For each line below that includes the word "would", make a copy.

§ Exercise materials:
━━━━━━━━━━━━━━━━━━━━━━━━━━━━━━

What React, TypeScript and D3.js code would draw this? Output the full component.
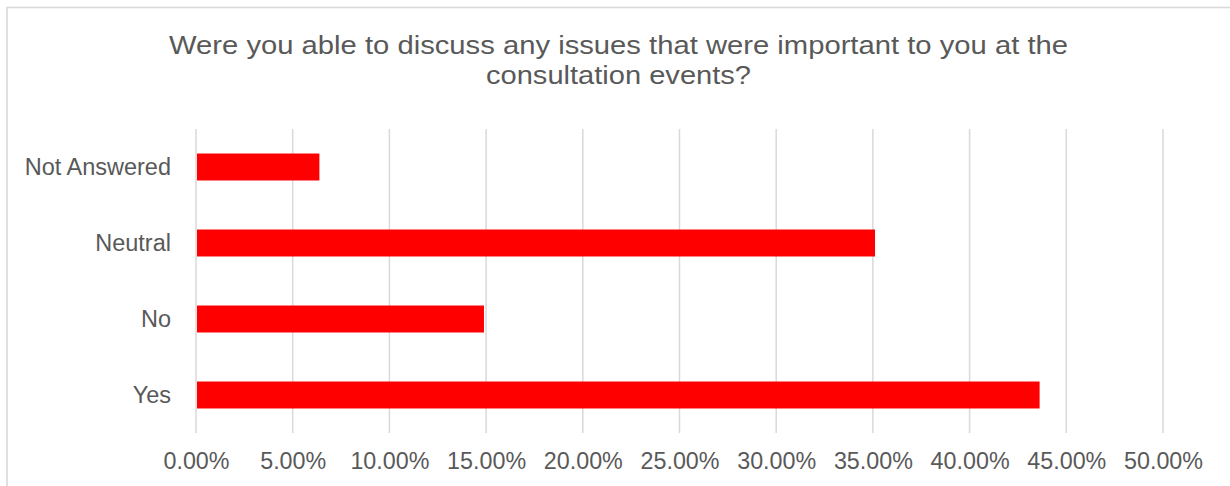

━━━━━━━━━━━━━━━━━━━━━━━━━━━━━━

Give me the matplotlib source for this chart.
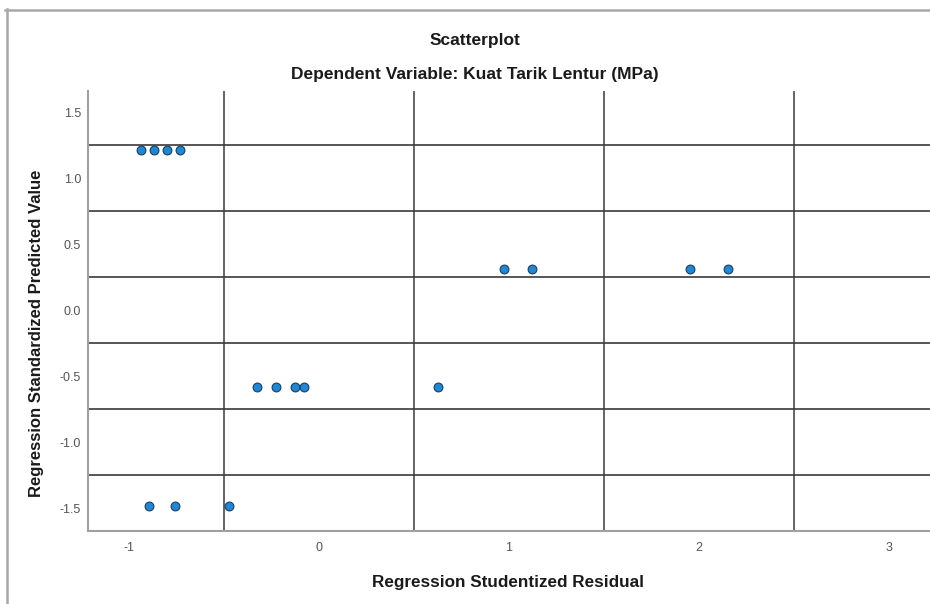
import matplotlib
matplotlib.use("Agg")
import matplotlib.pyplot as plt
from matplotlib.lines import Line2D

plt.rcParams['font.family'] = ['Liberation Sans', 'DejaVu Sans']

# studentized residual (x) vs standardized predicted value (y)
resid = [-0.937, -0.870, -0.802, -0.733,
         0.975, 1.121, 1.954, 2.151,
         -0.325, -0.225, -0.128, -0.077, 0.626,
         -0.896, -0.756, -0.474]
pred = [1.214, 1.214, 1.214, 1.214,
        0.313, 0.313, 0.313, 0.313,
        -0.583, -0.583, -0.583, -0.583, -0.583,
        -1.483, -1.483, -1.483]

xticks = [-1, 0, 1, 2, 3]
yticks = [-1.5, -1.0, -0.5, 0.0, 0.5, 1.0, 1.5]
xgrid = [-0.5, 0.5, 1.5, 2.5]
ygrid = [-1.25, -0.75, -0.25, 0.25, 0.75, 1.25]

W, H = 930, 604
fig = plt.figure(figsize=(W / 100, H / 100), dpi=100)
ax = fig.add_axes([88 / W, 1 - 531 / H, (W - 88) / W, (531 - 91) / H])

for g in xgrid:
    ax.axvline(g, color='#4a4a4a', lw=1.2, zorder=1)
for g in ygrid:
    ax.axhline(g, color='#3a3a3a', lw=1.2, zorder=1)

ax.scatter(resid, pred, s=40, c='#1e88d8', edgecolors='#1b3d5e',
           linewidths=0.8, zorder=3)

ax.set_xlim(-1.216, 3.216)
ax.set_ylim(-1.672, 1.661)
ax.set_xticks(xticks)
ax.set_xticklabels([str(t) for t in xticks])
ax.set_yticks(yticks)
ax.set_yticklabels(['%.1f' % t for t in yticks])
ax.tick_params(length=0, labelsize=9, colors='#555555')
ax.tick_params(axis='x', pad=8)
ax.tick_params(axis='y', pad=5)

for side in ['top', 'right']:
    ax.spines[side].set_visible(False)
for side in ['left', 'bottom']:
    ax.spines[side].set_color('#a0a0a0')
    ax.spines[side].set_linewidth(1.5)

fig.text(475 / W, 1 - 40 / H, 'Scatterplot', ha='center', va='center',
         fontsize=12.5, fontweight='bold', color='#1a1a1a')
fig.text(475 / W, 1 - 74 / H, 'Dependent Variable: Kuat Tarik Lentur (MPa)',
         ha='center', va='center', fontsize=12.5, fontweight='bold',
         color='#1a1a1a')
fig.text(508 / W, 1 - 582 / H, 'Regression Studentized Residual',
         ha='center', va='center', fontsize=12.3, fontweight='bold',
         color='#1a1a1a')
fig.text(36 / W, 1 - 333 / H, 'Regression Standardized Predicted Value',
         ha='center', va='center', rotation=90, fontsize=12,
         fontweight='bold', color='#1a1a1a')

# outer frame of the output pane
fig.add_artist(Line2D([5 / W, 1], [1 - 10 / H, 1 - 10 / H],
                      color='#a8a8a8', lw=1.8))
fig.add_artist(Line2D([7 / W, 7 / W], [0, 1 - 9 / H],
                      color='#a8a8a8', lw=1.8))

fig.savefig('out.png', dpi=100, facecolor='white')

━━━━━━━━━━━━━━━━━━━━━━━━━━━━━━

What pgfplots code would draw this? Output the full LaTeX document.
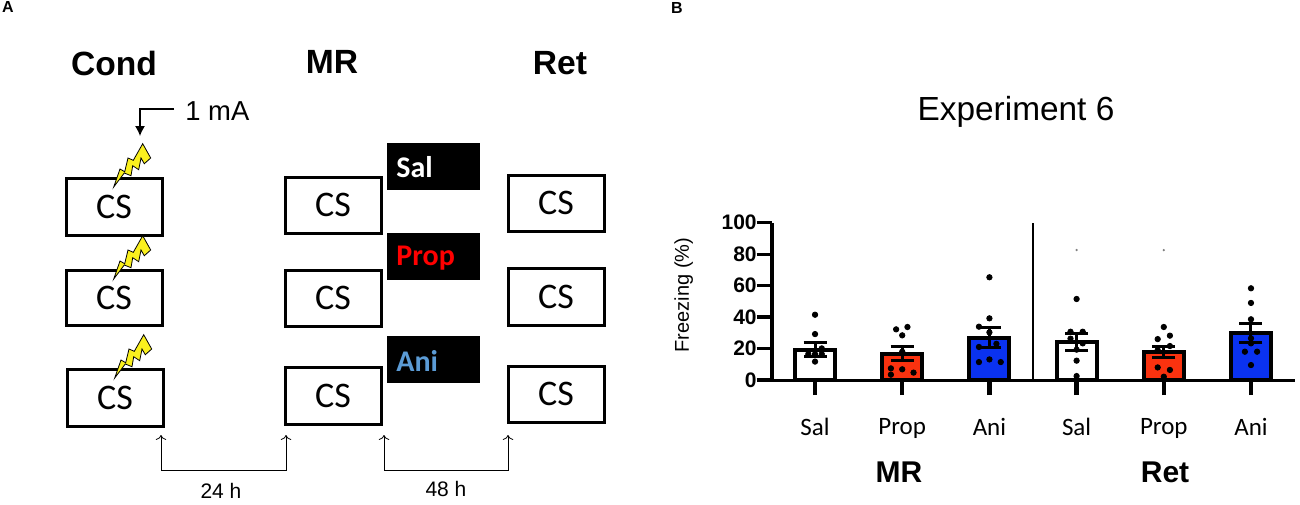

━━━━━━━━━━━━━━━━━━━━━━━━━━━━━━

§ Solution for this exercise:
What React, TypeScript and D3.js code would draw this? Output the full component.
What pgfplots code would draw this? Output the full LaTeX document.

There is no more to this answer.